Indeed, Gates saw Jobs “more as a salesman than a real tech leader”, explains the Business Insider journalist Jordan Hart.

In an interview with Axios last month, Gates emphasized his view that his business rival boasted far inferior technological expertise, by comparing Jobs’ abilities to those of his Apple co-founder, Steve “Woz” Wozniak: “[Jobs] was never an engineer. Woz was a real engineer - I mean, a hardcore engineer.”

Speaking to The Independent, Gates added: “[Jobs] wouldn’t know what a line of code meant."

Gates also admitted, however: “[Jobs'] ability to think about design and marketing and things like that... I envy those skills. I’m not in his league.”
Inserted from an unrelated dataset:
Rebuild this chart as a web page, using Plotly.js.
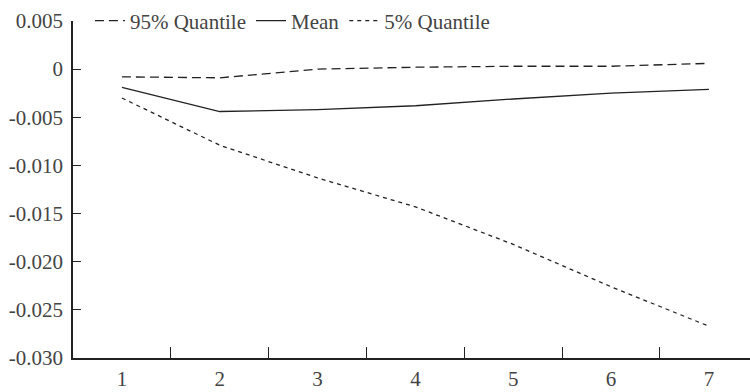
<!DOCTYPE html>
<html>
<head>
<meta charset="utf-8">
<script src="https://cdn.plot.ly/plotly-3.0.1.min.js"></script>
<style>
html,body{margin:0;padding:0;background:#fff;overflow:hidden;}
#chart{width:750px;height:392px;}
.modebar-container,.modebar{display:none !important;}
svg text{font-family:'Liberation Serif', 'Times New Roman', serif !important;}
#fontwarm{position:absolute;left:-2000px;top:0;font-family:'Liberation Serif';font-size:20px;}
</style>
</head>
<body>
<div id="fontwarm">.</div>
<div id="chart"></div>
<script>
var periods = ['1','2','3','4','5','6','7'];
var q95 = [-0.0008, -0.0009, 0.0000, 0.0002, 0.0003, 0.0003, 0.0006];
var meanVals = [-0.0019, -0.0044, -0.0042, -0.0038, -0.0031, -0.0025, -0.0021];
var q05 = [-0.0030, -0.0079, -0.0113, -0.0143, -0.0182, -0.0226, -0.0267];
var yTickVals = [0.005, 0, -0.005, -0.010, -0.015, -0.020, -0.025, -0.030];
var yTickText = ['0.005', '0', '-0.005', '-0.010', '-0.015', '-0.020', '-0.025', '-0.030'];

var traces = [
  {x: periods, y: q95, name: '95% Quantile', type: 'scatter', mode: 'lines',
   line: {color: '#222', width: 1.3, dash: '9px,5px'}},
  {x: periods, y: meanVals, name: 'Mean', type: 'scatter', mode: 'lines',
   line: {color: '#222', width: 1.3}},
  {x: periods, y: q05, name: '5% Quantile', type: 'scatter', mode: 'lines',
   line: {color: '#222', width: 1.3, dash: '4px,4px'}}
];

var layout = {
  width: 750, height: 392,
  margin: {l: 73, r: 0, t: 19, b: 34},
  paper_bgcolor: '#fff', plot_bgcolor: '#fff',
  font: {family: 'Liberation Serif', size: 21},
  showlegend: true,
  legend: {orientation: 'h', x: 0.025, y: 1, xanchor: 'left', yanchor: 'middle',
           bgcolor: 'rgba(0,0,0,0)', borderwidth: 0},
  xaxis: {type: 'category', range: [-0.5, 6.42], tickson: 'boundaries',
          ticks: 'inside', ticklen: 11, tickwidth: 1.3, tickcolor: '#222',
          showline: true, linecolor: '#222', linewidth: 1.5, showgrid: false,
          zeroline: false, ticklabelstandoff: 1},
  yaxis: {range: [-0.030, 0.005], tickvals: yTickVals, ticktext: yTickText,
          ticks: 'inside', ticklen: 8, tickwidth: 1.3, tickcolor: '#222',
          showline: true, linecolor: '#222', linewidth: 1.5, showgrid: false,
          zeroline: false, ticklabelstandoff: 4}
};

Plotly.newPlot('chart', traces, layout).then(function (gd) {
  setTimeout(function () {
    Plotly.relayout(gd, {'font.family': 'Liberation Serif'});
  }, 150);
});
</script>
</body>
</html>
And Gates’ awareness that Jobs possessed a superior ability to connect with the public is illustrated in another recent book on the Microsoft co-founder, an excerpt of which was published by Business Insider in August.

“How does he do that?”

In her book Billionaire, Nerd, Savior, King: Bill Gates and His Quest to Shape Our World, the New York Times journalist Anupreeta Das writes: “In August 1997, as Steve Jobs strode around the stage at Apple’s Macworld event in Boston, electrifying the audience with his forceful, clear, and magnetic delivery, Gates sat in one of Microsoft’s television studios thousands of miles away in Seattle, watching his nemesis.

“As he observed the loose-limbed ease with which Jobs spoke to the audience - the pauses at just the right moments, the speech dappled with humor, the sheer performative theater of it - Gates was filled with admiration and envy.

He turned to a colleague and asked: ‘How does he do that?,’ recalled a person who heard the exchange.”